Presente da audiência pública, a secretária da Fazenda, Pricilla Santana reafirmou que o Regime de Recuperação Fiscal foi essencial para a economia gaúcha. Pricilla ressaltou ainda que o Governo Federal à época não ofereceu nenhuma outra opção e criticou a suspensão do pagamento da dívida pelo governo Sartori, que seguiu no primeiro mandato de Eduardo Leite. A secretária responsabilizou ainda o corte de ICMS unilateral promovido pelo Governo Federal. Na época, nem a base do Governo Leite na Assembleia Legislativa, nem os aliados na Bancada Federal levantaram qualquer óbice.

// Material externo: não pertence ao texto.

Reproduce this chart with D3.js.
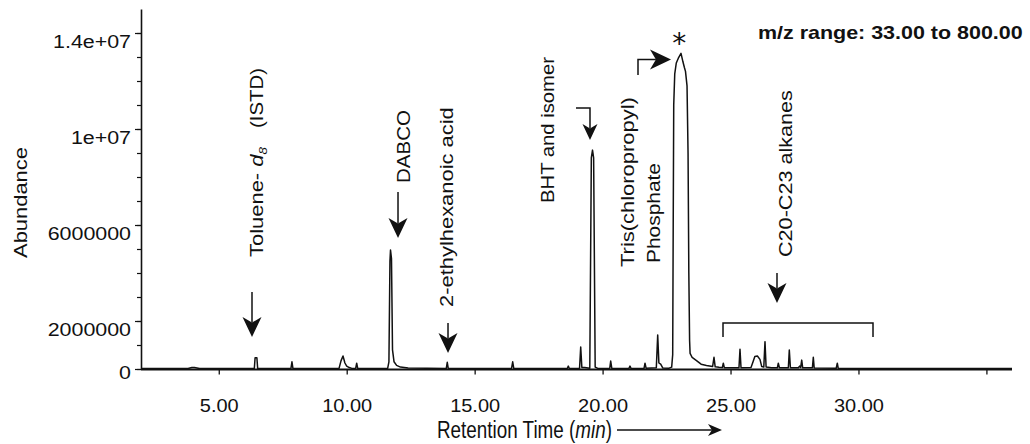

O líder da Bancada do PT, Luiz Fernando Mainardi destacou a fala da secretária que contradiz o governador e a crítica que fez ao não pagamento da dívida pelas gestões do MDB e PSDB. Mainardi afirmou que a dívida pública gaúcha está paga há anos, mas este fato, foi ignorado pelo governador Eduardo Leite, que abriu mão das medidas judiciais impetradas para contestar os valores. “O primeiro grande baque nas finanças públicas do nosso Estado foi a Lei Kandir, que retirou receita. Os estudos que nós temos, feitos por técnicos do próprio Estado, dão conta que o nosso crédito, aquele que nós deveríamos ter recebido do Governo Federal, porque ele fez política econômica, gerou extraordinários superávits na balança comercial, bombou o Brasi, às custa de quem? Dos Estados! E esse é um Estado exportador, que deveria ser compensado e só foi minimamente, com foi o nosso caso. Por isso jamais deveríamos ter aberto mão deste questionamento.”

Mainardi questionou ainda a decisão do governador Eduardo Leite que dizia que o comprometimento com a receita de pessoal, que nunca ultrapassou o limite prudencial de 48% serviu de justificativa para o maior arrocho salarial da história do RS. “Agora volta o discurso como ameaça para lidar com uma arrecadação baixa, provocada inicialmente pelo governador. Ele abriu mão de continuar 30% e passou para 25%. Houve uma decisão baseada nas eleições. São dois posicionamentos oportunistas, do governador em função das eleições e das alíquotas que foram baixadas nacionalmente, também em função da eleição de Bolsonaro, que foi quem propôs.”

O presidente da Associação dos Juízes do Rio Grande do Sul (Ajuris), Cláudio Martinewksi afirmou que entidade foi procurada para tratar da adesão ao RRF e criou um grupo com técnicos da Fazenda, do Tribunal de Contas do Estado (TCE/RS) e Ordem dos Advogados do Brasil (OAB) há dois anos. Martinewksi questionou a secretária que afirmou não haver alternativa ao RRF e afirmou que os alertas não foram ouvidos.

Miguel Rossetto lembrou que em 1999, o então governador Olívio Dutra denunciava o acordo da dívida com a União que comprometia 13% da receita do Estado por mês. Depois o governo Tarso, junto com a presidenta Dilma Rousseff, renegociou o indexador de dívidas favorecendo os Estados. Rossetto ressaltou que o Governo Federal, através do ministro da Fazenda, Fernando Haddad, mantém aberta uma mesa de negociação para tratar do RRF.

 

Aumento de impostos

Sobre a reforma tributária e o Projeto de Lei 534/2023, que propõe aumento de alíquotas do ICMS, a secretária Pricilla explicou que a situação financeira do Estado está vinculada ao equilíbrio fiscal. A titular da Fazenda alertou sobre as necessidades de atualizar o ICMS, que estão vinculadas às Leis Complementares 192 e 194, decididas pelo governo federal em 2022 e pela própria reforma tributária. Segunda ela, a perda, no cenário sem aumento do ICMS, será de R$ 5 bilhões e quem não mexeu nas alíquotas perdeu arrecadação.

Conforme Pricilla, o cenário nacional, de 2021 a perda de arrecadação foi de R$ 43 bi, passou para R$ 38 bi em 2022 e agora, em 2023, para R$ 36 bilhões. Para justificar o PL 534, Pricilla reforçou o fato de que o RS, na atualidade, tem a menor participação no bolo tributário nacional. Ela responsabilizou as novas regras da reforma tributária pelo aumento das alíquotas do ICMS para evitar as perdas no futuro.

Para o deputado Miguel Rossetto o texto da Reforma Tributária é claro ao afirmar que acima da alíquota nacional definida pela reforma, todo e qualquer aumento de percentuais, ficará integralmente com o Estado.

A desoneração das empresas para evitar que as empresas deixem o Estado em função da guerra fiscal está no fim, destacou o deputado Mainardi, porque a partir da Reforma Tributária haverá uma nova repartição do bolo tributária, que passará a ter a tributação no produto final e não mais na origem. O líder da Bancada do PT questionou se o governo Leite não está fazendo uma avaliação do futuro, com base em critérios que a partir da reforma serão alterados.